Collect all lines from the listing that include the string "matplotlib".

[Begin RECORDED DATA]

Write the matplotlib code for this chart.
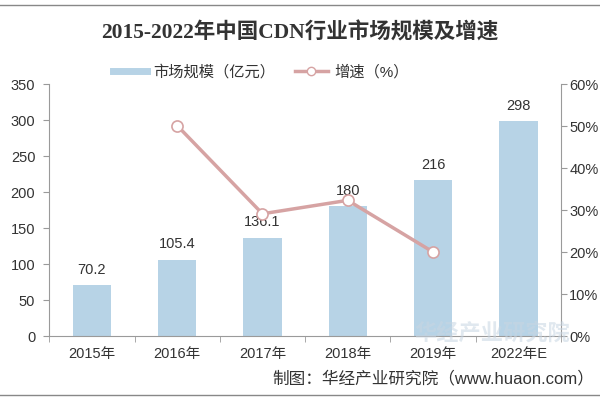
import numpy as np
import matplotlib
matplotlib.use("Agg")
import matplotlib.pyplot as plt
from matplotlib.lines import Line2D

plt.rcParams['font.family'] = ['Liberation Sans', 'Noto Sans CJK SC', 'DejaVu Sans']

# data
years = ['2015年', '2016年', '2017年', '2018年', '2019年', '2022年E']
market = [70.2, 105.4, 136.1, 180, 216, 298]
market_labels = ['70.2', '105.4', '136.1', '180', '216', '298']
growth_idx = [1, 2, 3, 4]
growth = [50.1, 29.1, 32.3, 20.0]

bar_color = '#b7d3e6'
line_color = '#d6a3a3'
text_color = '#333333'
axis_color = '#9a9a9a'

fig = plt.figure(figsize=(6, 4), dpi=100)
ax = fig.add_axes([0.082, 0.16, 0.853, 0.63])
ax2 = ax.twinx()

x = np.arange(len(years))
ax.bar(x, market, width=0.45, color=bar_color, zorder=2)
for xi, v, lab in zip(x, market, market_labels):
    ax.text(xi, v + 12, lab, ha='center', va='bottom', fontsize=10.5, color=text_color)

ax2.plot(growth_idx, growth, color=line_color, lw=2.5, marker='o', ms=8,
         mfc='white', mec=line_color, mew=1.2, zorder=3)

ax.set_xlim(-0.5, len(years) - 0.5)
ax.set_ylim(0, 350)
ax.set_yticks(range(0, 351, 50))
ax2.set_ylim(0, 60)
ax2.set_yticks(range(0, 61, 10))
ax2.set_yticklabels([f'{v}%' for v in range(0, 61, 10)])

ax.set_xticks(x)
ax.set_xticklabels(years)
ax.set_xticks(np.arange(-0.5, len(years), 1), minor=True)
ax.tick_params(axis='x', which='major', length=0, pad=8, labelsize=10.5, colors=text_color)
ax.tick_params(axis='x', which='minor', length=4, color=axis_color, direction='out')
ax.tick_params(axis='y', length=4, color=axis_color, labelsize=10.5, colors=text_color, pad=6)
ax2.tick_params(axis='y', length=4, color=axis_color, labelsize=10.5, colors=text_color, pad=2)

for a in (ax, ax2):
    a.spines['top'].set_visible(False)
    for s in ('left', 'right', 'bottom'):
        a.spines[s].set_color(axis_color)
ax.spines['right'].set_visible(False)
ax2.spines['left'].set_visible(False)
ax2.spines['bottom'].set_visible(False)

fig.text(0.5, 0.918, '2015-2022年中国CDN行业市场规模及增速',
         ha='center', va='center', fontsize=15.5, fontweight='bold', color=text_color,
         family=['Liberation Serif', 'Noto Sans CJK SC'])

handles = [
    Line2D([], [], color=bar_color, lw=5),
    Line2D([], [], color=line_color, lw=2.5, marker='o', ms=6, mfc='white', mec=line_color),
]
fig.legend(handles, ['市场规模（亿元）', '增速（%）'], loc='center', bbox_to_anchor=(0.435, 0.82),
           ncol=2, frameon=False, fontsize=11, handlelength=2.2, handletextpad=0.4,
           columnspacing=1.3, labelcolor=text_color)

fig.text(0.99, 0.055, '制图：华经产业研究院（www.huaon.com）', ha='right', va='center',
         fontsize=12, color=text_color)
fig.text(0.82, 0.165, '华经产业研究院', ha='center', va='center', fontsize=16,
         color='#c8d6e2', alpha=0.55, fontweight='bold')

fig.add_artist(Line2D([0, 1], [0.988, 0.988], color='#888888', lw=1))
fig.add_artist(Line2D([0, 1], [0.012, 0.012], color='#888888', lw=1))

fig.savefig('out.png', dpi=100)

[End RECORDED DATA]

FULL OUTPUT
Write the matplotlib code for this chart.
import matplotlib
matplotlib.use("Agg")
import matplotlib.pyplot as plt
from matplotlib.lines import Line2D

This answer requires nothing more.